First, I have a fairly large (geographically) network connected together over PTP wireless links. The links are routed with OSPF (no WDS/EOIP) and it works fairly well. For internet, all the sites route out the HQ internet connection which has a Sonicwall 3060 firewall. Two remote sites (HS & J) have internet connections and HQ has a second internet connection all for the purpose of site-to-site redundancy (internet traffic only routes out HQ’s primary internet connection) in the event a wireless link goes down.
Here is a simplified diagram for purposes of this conversation.
The wireless part had been working fine but I hadn’t configured redundancy. I opted for IPIP tunnels (J-to-HQ and HS-to-HQ) encrypted with IPSEC transport mode so I could run OSPF over them. That worked fine and I now have redundancy except for one problem… when traffic is routed over the IPIP tunnels I cannot use the internet at them. If I fail back to the wlan links it works fine. More specifically, I can ping out to the internet fine but HTTP web traffic doesn’t work. Sometimes it will pull a small part of the webpage but then it doesn’t load. All site to site traffic of all nature works fine including intranet HTTP traffic.
I feel like the 1480 MTU size is the problem (upsetting my sonicwall?) but I’m not sure. I tried all sorts of MTU settings changes to make it work but nothing helped.
Any ideas or suggestions on what to do or do differently? Switch to VPLS for the redundant links?
You should try to reduce the MTU size in the IPIP Tunnels.
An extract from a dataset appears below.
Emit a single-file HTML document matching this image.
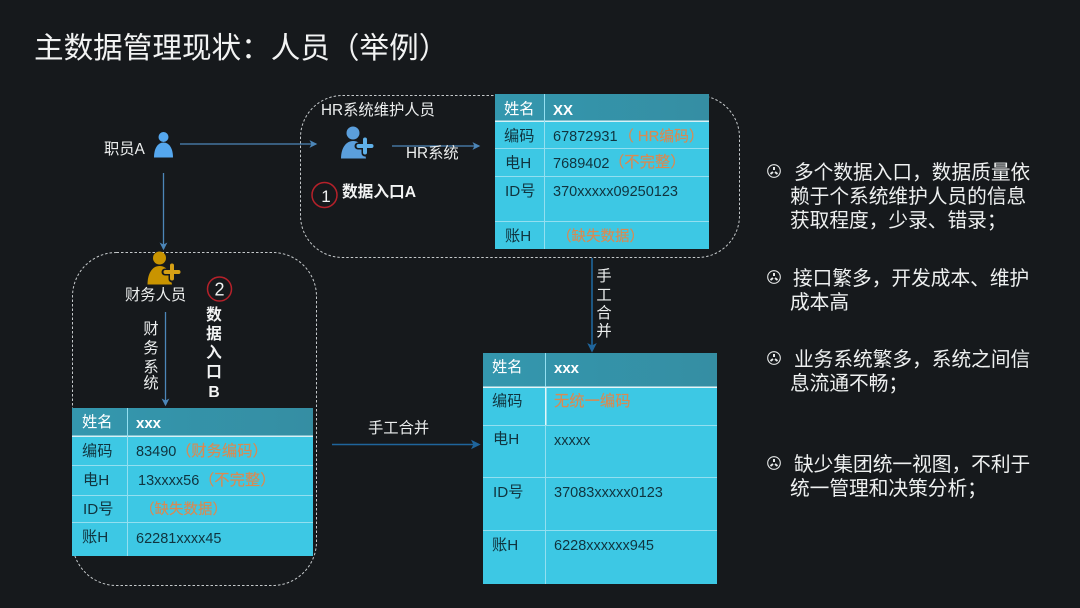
<!DOCTYPE html>
<html><head><meta charset="utf-8">
<style>
html,body{margin:0;padding:0;background:#16191c;width:1080px;height:608px;overflow:hidden}
svg{display:block;filter:blur(0.35px)}
text{font-family:"Liberation Sans","Noto Sans CJK SC",sans-serif}
.w{fill:#eceeee;font-size:15.3px}
.b{fill:#f2f3f3;font-size:15.7px;font-weight:bold}
.h{fill:#fff;font-size:15.3px}
.hb{fill:#fff;font-size:15px;font-weight:bold}
.d{fill:#10343f;font-size:14.5px}
.l{fill:#10343f;font-size:15.2px}
.o{fill:#d98a52;font-size:15.3px;stroke:#d98a52;stroke-width:.15px}
.o2{fill:#d98a52;font-size:14.5px;stroke:#d98a52;stroke-width:.15px}
.r{fill:#eef0f0;font-size:19.7px}
</style></head><body>
<svg width="1080" height="608" viewBox="0 0 1080 608" xmlns="http://www.w3.org/2000/svg">
<defs>
<linearGradient id="hd" x1="0" y1="0" x2="1" y2="0"><stop offset="0" stop-color="#3497ae"/><stop offset="1" stop-color="#358ea3"/></linearGradient>
<marker id="a1" markerWidth="7" markerHeight="7" refX="5" refY="3" orient="auto"><path d="M0 0L6 3L0 6L1.500 3Z" fill="#4c86b8"/></marker>
<marker id="a2" markerWidth="7" markerHeight="7" refX="5" refY="3" orient="auto"><path d="M0 0L6 3L0 6L1.500 3Z" fill="#1f659c"/></marker>
</defs>
<rect width="1080" height="608" fill="#16191c"/>
<text x="34" y="58" fill="#f2f3f3" style="font-size:29.6px">主数据管理现状：人员（举例）</text>

<!-- dashed boxes -->
<rect x="300.500" y="95.500" width="439" height="162" rx="42" fill="none" stroke="#c5c9cb" stroke-width="1" stroke-dasharray="2.500 2"/>
<rect x="72.500" y="252.500" width="244" height="333" rx="44" fill="none" stroke="#c5c9cb" stroke-width="1" stroke-dasharray="2.500 2"/>

<!-- connectors -->
<g fill="none" stroke-width="1.300">
<line x1="180" y1="144" x2="316" y2="144" stroke="#4c86b8" marker-end="url(#a1)"/>
<line x1="392" y1="146" x2="479" y2="146" stroke="#4c86b8" marker-end="url(#a1)"/>
<line x1="163.500" y1="173" x2="163.500" y2="249" stroke="#4c86b8" marker-end="url(#a1)"/>
<line x1="165.500" y1="312" x2="165.500" y2="405" stroke="#4c86b8" marker-end="url(#a1)"/>
<line x1="592" y1="258" x2="592" y2="351" stroke="#1f659c" stroke-width="1.600" marker-end="url(#a2)"/>
<line x1="332" y1="444.500" x2="479" y2="444.500" stroke="#1f659c" stroke-width="1.600" marker-end="url(#a2)"/>
</g>

<!-- employee icon -->
<circle cx="163.500" cy="137" r="5" fill="#55a7ee"/>
<path d="M154 157.500C154 148 158 142.500 163.500 142.500C169 142.500 173 148 173 157.500Z" fill="#55a7ee"/>
<text x="104" y="154" class="w">职员A</text>

<!-- HR icon -->
<circle cx="353" cy="133" r="6.500" fill="#5b9fdc"/>
<path d="M341 158.500C341 148 346 141 353 141C358 141 362 144 364 149L366 158.500Z" fill="#5b9fdc"/>
<path d="M358 146H372M365 139V153" stroke="#16191c" stroke-width="7" fill="none" stroke-linecap="round"/>
<path d="M358.500 146H371.500M365 139.500V152.500" stroke="#5fb0e8" stroke-width="4" fill="none" stroke-linecap="round"/>
<text x="321" y="115" class="w">HR系统维护人员</text>
<text x="406" y="158" class="w">HR系统</text>
<circle cx="324.500" cy="195" r="12.500" fill="none" stroke="#b5212a" stroke-width="1.500"/>
<text x="326" y="202" text-anchor="middle" fill="#f2f3f3" style="font-size:17px">1</text>
<text x="342" y="197" class="b">数据入口A</text>

<!-- finance icon -->
<circle cx="159.500" cy="258" r="6.500" fill="#c99400"/>
<path d="M147.500 284.500C147.500 274 152 266 159.500 266C164.500 266 168 269 170 274L172 284.500Z" fill="#c99400"/>
<path d="M165 272H179M172 265V279" stroke="#16191c" stroke-width="7" fill="none" stroke-linecap="round"/>
<path d="M165.500 272H178.500M172 265.500V278.500" stroke="#d6a015" stroke-width="4" fill="none" stroke-linecap="round"/>
<text x="125" y="300" class="w">财务人员</text>
<circle cx="219.500" cy="289" r="12" fill="none" stroke="#b5212a" stroke-width="1.500"/>
<text x="219.500" y="295.500" text-anchor="middle" fill="#f2f3f3" style="font-size:18px">2</text>
<g class="b" text-anchor="middle">
<text x="214" y="320">数</text><text x="214" y="339">据</text><text x="214" y="358">入</text><text x="214" y="377">口</text><text x="214" y="397">B</text>
</g>
<g class="w" text-anchor="middle">
<text x="151" y="334">财</text><text x="151" y="353">务</text><text x="151" y="372">系</text><text x="151" y="388">统</text>
<text x="604" y="281">手</text><text x="604" y="300">工</text><text x="604" y="318">合</text><text x="604" y="336">并</text>
</g>
<text x="368" y="433" class="w">手工合并</text>

<!-- table 1 -->
<rect x="495" y="94" width="214" height="155" fill="#3dc8e4"/>
<rect x="495" y="94" width="214" height="27" fill="url(#hd)"/>
<rect x="495" y="120.500" width="214" height="1.500" fill="#d5f1f6"/>
<rect x="495" y="148" width="214" height="1" fill="#93dff0"/>
<rect x="495" y="176" width="214" height="1" fill="#93dff0"/>
<rect x="495" y="221" width="214" height="1" fill="#93dff0"/>
<rect x="544" y="94" width="1" height="155" fill="#93dff0"/>
<text x="504" y="114" class="h">姓名</text><text x="553" y="115" class="hb">XX</text>
<text x="504" y="141" class="l">编码</text><text x="553" y="141" class="d">67872931</text><text x="619" y="141" class="o" style="font-size:14.8px">（ HR编码）</text>
<text x="505" y="168" class="l">电H</text><text x="553" y="168" class="d">7689402</text><text x="609" y="167" class="o">（不完整）</text>
<text x="505" y="196" class="l">ID号</text><text x="553" y="196" class="d">370xxxxx09250123</text>
<text x="505" y="241" class="l">账H</text><text x="557" y="241" class="o2">（缺失数据）</text>

<!-- table 2 -->
<rect x="72" y="408" width="241" height="148" fill="#3dc8e4"/>
<rect x="72" y="408" width="241" height="28" fill="url(#hd)"/>
<rect x="72" y="435.500" width="241" height="1.500" fill="#d5f1f6"/>
<rect x="72" y="465" width="241" height="1" fill="#93dff0"/>
<rect x="72" y="495" width="241" height="1" fill="#93dff0"/>
<rect x="72" y="522" width="241" height="1" fill="#93dff0"/>
<rect x="127" y="408" width="1" height="148" fill="#93dff0"/>
<text x="82" y="427" class="h">姓名</text><text x="136" y="428" class="hb">xxx</text>
<text x="82" y="456" class="l">编码</text><text x="136" y="456" class="d">83490</text><text x="176" y="456" class="o">（财务编码）</text>
<text x="83" y="485" class="l">电H</text><text x="138" y="485" class="d">13xxxx56</text><text x="199" y="485" class="o">（不完整）</text>
<text x="83" y="514" class="l">ID号</text><text x="140" y="514" class="o2">（缺失数据）</text>
<text x="82" y="542" class="l">账H</text><text x="136" y="543" class="d">62281xxxx45</text>

<!-- table 3 -->
<rect x="483" y="353" width="234" height="231" fill="#3dc8e4"/>
<rect x="483" y="353" width="234" height="34" fill="url(#hd)"/>
<rect x="483" y="386.500" width="234" height="1.500" fill="#e5f6f9"/>
<rect x="483" y="425" width="234" height="1" fill="#93dff0"/>
<rect x="483" y="477" width="234" height="1" fill="#93dff0"/>
<rect x="483" y="530" width="234" height="1" fill="#93dff0"/>
<rect x="545" y="353" width="1" height="231" fill="#93dff0"/>
<rect x="545" y="387" width="1.500" height="38" fill="#e5f6f9"/>
<text x="492" y="372" class="h">姓名</text><text x="554" y="373" class="hb">xxx</text>
<text x="492" y="406" class="l">编码</text><text x="554" y="406" class="o">无统一编码</text>
<text x="493" y="444" class="l">电H</text><text x="554" y="445" class="d">xxxxx</text>
<text x="493" y="497" class="l">ID号</text><text x="554" y="497" class="d">37083xxxxx0123</text>
<text x="492" y="550" class="l">账H</text><text x="554" y="550" class="d">6228xxxxxx945</text>

<!-- right bullets -->
<g fill="none" stroke="#e6e8e8" stroke-width="1.100">
<g transform="translate(774 171)"><circle r="6.300"/><path d="M0 -4V-1M-3.500 3L-1 1M3.500 3L1 1" stroke-width="2"/></g>
<g transform="translate(774 277)"><circle r="6.300"/><path d="M0 -4V-1M-3.500 3L-1 1M3.500 3L1 1" stroke-width="2"/></g>
<g transform="translate(774 358)"><circle r="6.300"/><path d="M0 -4V-1M-3.500 3L-1 1M3.500 3L1 1" stroke-width="2"/></g>
<g transform="translate(774 463)"><circle r="6.300"/><path d="M0 -4V-1M-3.500 3L-1 1M3.500 3L1 1" stroke-width="2"/></g>
</g>
<text x="794" y="179" class="r">多个数据入口，数据质量依</text>
<text x="790" y="203" class="r">赖于个系统维护人员的信息</text>
<text x="790" y="227" class="r">获取程度，少录、错录；</text>
<text x="793" y="285" class="r">接口繁多，开发成本、维护</text>
<text x="790" y="309" class="r">成本高</text>
<text x="794" y="366" class="r">业务系统繁多，系统之间信</text>
<text x="790" y="390" class="r">息流通不畅；</text>
<text x="794" y="471" class="r">缺少集团统一视图，不利于</text>
<text x="790" y="495" class="r">统一管理和决策分析；</text>
</svg>
</body></html>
MTU 1480 in the IPIP tunnel results in a 1500 Byte IP Packet (because of the duplicate IP Header).
This probably works fine with your internet connection. However, if you consider IPSEC ESP Overhead,
the resulting IP packet is larger than 1500 Bytes, and may be dropped anywhere in the transmission chain, rather than be fragmented.
From what I experienced with SonicWalls, they are very likely to silently drop stuff instead of fragmenting it or sending the corresponding
ICMP error back to the sender.
Try reducing the IPIP MTU to 1450 Bytes or less.
Also, add fitting Firewall Mangle Rules to adjust TCP MSS to 1410 (or, corresponding to whatever you set as IPIP MTU, even less),
so you don’t experience problems surfing the web.
Here are the overheads:
ESP in transport mode upper limit: 40 bytes
IPIP upper limit: 24 bytes
So you’d want an MTU of (1500 - 40 - 24) = 1436 bytes. Adjust this if you’re going to be doing stuff like NAT-T, where everything is mapped into UDP/4500 - if this number doesn’t work for you make sure you add up ALL the encapsulating protocols.
The TCP header is usually around 40 bytes. Adjust that to 64 just to be sure. Subtract that from the MTU, and set that as the MSS.